A obra está dividida em três partes (Inferno, Purgatório, Paraíso). Cada uma das partes contém 33 cantos, excepto o Purgatório, composto por 34, todos em tercetos rimados, circulando entre as categorias da narrativa e da reflexão sobre personagens, factos, dados, acontecimentos, relacionamento humano, interpretação simbólica. Encontramos personagens entre o histórico (como o poeta grego Homero ou o latino Virgílio ou o tribuno romano Catão (que se suicida por amor à liberdade) e a figura inspiradora de Beatriz, um real amor perdido na vida do autor, que se transforma em musa inspiradora da vivência do amor. Outras figuras da história contemporânea de Dante são rememoradas na sua inspiração de vida e pensamento, como Francisco de Assis, Domingos de Gusmão ou Tomás de Aquino. Recorda igualmente e formula juízos sobre muitas figuras históricas e do pensamento do seu tempo e do passado. Todos os tercetos terminam por um verso solto, conclusivo e por vezes de carácter judicativo, como “as coisas que subindo via sempre mais belas” (Paraíso, canto XV), ou “valem mais exemplos que a palavra (Paraíso, canto XVII).
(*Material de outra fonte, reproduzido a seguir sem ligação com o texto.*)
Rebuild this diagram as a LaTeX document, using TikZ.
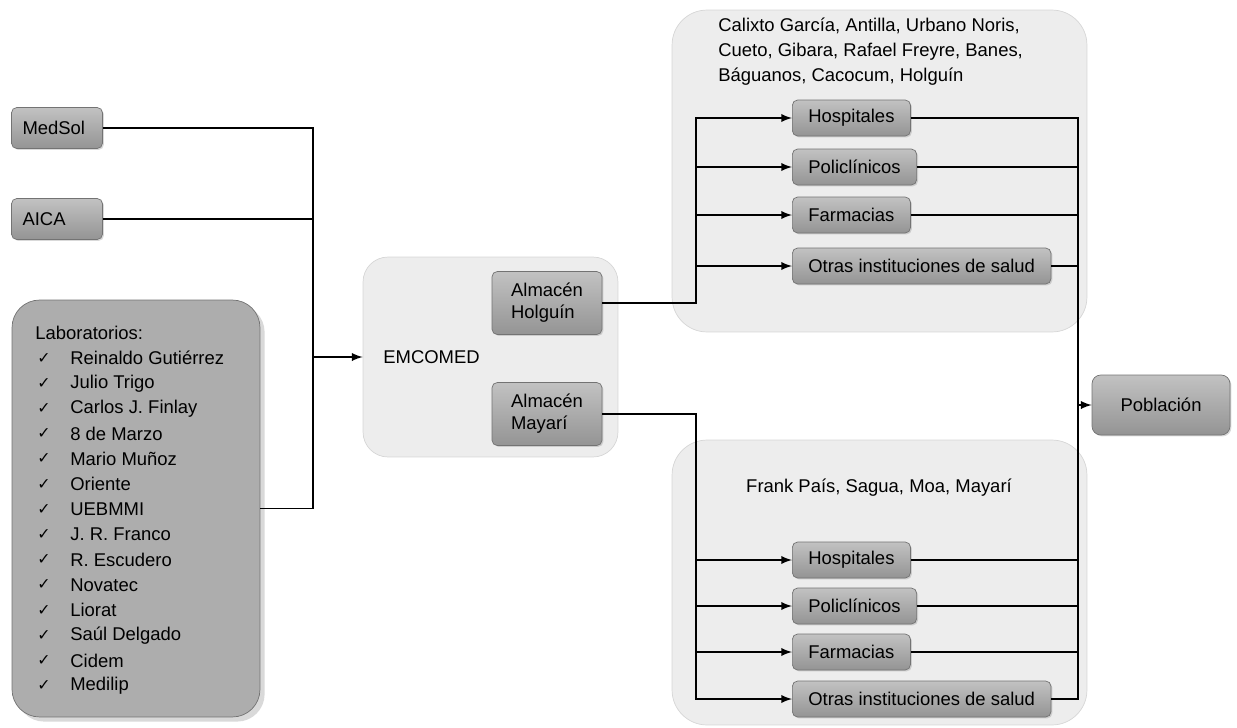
\documentclass[tikz,border=0pt]{standalone}
\usepackage{fontspec}
\setmainfont{Liberation Sans}
\newfontfamily\symfont{DejaVu Sans}
\usetikzlibrary{shadows}
\definecolor{boxtop}{gray}{0.76}
\definecolor{boxbot}{gray}{0.58}
\definecolor{boxline}{gray}{0.45}
\definecolor{labfill}{gray}{0.68}
\definecolor{regfill}{gray}{0.93}
\definecolor{regline}{gray}{0.84}
\newcommand{\chk}{{\symfont\small ✓}}

\begin{document}
\begin{tikzpicture}[x=0.02cm, y=-0.02cm, font=\fontsize{10.5}{14.2}\selectfont,
  box/.style={draw=boxline, top color=boxtop, bottom color=boxbot, rounded corners=3pt,
    minimum height=0.72cm, inner xsep=0.32cm,
    drop shadow={opacity=0.3, shadow xshift=0.8pt, shadow yshift=-0.8pt}},
  src/.style={box, minimum height=0.82cm, inner xsep=0.22cm, text width=1.38cm, align=left},
  unit/.style={box, anchor=west},
  store/.style={box, minimum width=2.2cm, minimum height=1.26cm, align=left,
    font=\fontsize{10.5}{12.5}\selectfont},
  region/.style={draw=regline, fill=regfill, rounded corners=0.7cm},
  item/.style={anchor=west, inner sep=0pt},
  conn/.style={line width=1.1pt},
  arr/.style={conn, -latex}]
        \useasboundingbox (0,0) rectangle (1237,727);

        % Suppliers
        \node[src] (medsol) at (57,128) {MedSol};
        \node[src] (aica) at (57,219) {AICA};
        \node[draw=boxline, fill=labfill, rounded corners=0.55cm, minimum width=4.96cm,
          minimum height=8.34cm, drop shadow={opacity=0.3}] (labs) at (136,508.5) {};
        \node[item] (labtitle) at (35,333) {Laboratorios:};
        \foreach \lab [count=\i] in {Reinaldo Gutiérrez, Julio Trigo, Carlos J. Finlay,
          8 de Marzo, Mario Muñoz, Oriente, UEBMMI, J. R. Franco, R. Escudero,
          Novatec, Liorat, Saúl Delgado, Cidem, Medilip} {
          \node[item] (chk\i) at (37, 333+25.2*\i) {\chk};
          \node[item] (lab\i) at (70, 333+25.2*\i) {\lab};
        }

        % EMCOMED
        \node[region, rounded corners=0.5cm, minimum width=5.1cm, minimum height=4cm] (emcomed) at (490.5,357) {};
        \node[item] (emcomedlbl) at (383,357) {EMCOMED};
        \node[store] (holg) at (547,303) {Almacén\\Holguín};
        \node[store] (mayari) at (547,414) {Almacén\\Mayarí};

        % Municipalities
        \node[region, minimum width=8.3cm, minimum height=6.44cm] (regA) at (879.5,171) {};
        \node[region, minimum width=8.3cm, minimum height=5.7cm] (regB) at (879.5,582.5) {};
        \node[item, align=left] (regAlbl) at (718,52) {Calixto García, Antilla, Urbano Noris,\\Cueto, Gibara, Rafael Freyre, Banes,\\Báguanos, Cacocum, Holguín};
        \node[inner sep=0pt] (regBlbl) at (879,488) {Frank País, Sagua, Moa, Mayarí};

        % Health units
        \node[unit] (hospA) at (792,118) {Hospitales};
        \node[unit] (poliA) at (792,167) {Policlínicos};
        \node[unit] (farmA) at (792,215) {Farmacias};
        \node[unit] (otraA) at (792,266) {Otras instituciones de salud};
        \node[unit] (hospB) at (792,560) {Hospitales};
        \node[unit] (poliB) at (792,606) {Policlínicos};
        \node[unit] (farmB) at (792,652) {Farmacias};
        \node[unit] (otraB) at (792,699) {Otras instituciones de salud};

        \node[box, minimum width=2.76cm, minimum height=1.2cm, rounded corners=5pt] (pob) at (1161,405) {Población};

        % Junctions
        \coordinate (j) at (313,357);
        \coordinate (tl) at (696,303);
        \coordinate (bl) at (696,414);
        \coordinate (tr) at (1078,405);

        % Suppliers to EMCOMED
        \foreach \s in {medsol,aica,labs} {
          \draw[conn] (\s.east) -| (j);
        }
        \draw[arr] (j) -- (emcomed.west);

        % Stores to units
        \foreach \u in {hospA,poliA,farmA,otraA} {
          \draw[arr] (holg.east) -- (tl) |- (\u);
        }
        \foreach \u in {hospB,poliB,farmB,otraB} {
          \draw[arr] (mayari.east) -- (bl) |- (\u);
        }

        % Units to population
        \foreach \u in {hospA,poliA,farmA,otraA,hospB,poliB,farmB,otraB} {
          \draw[conn] (\u) -| (tr);
        }
        \draw[arr] (tr) -- (pob);
\end{tikzpicture}
\end{document}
A obra está composta sob a forma de uma visão, um estilo usual na literatura medieval, mas como processo literário de observar a condição humana, os seus dramas, contradições e esperanças, percorrendo assim o sentido de toda a história humana. O valor profundamente simbólico de toda a construção tem sido motivo de numerosas interpretações por parte de outros grandes artistas, como William Blake (1757-1827, Salvador Dali (1904-1989) e Domenico di Michelino (1417-1491), pintor florentino autor de uma imagem que figura em muitas edições da obra, relacionando os três temas da obra (Inferno, Purgatório, Paraíso).
Lembram-se também entre as obras de Dante as “Rimas” (soneto e canções, canto do amor e louvor da sabedoria e da filosofia), e a ”Vita Nuova”, poemas de experiência sentimental e espiritual.
Lembramos que uma apresentação de textos de Dante foi já apresentada na Sé do Porto, pela Associação Dante Alighieri desta cidade, com música de Fernando Valente, e que a apresentação está prevista para Roma em junho.
Celebrar o sétimo centenário de Dante contribui para imprimir nos tempos de hoje a admiração por uma das maiores obras do espírito humano, e ajuda-nos a lembrar figuras universais como Homero, Virgílio, Shakespeare, Camões, Cervantes, Victor Hugo, Fernando Pessoa.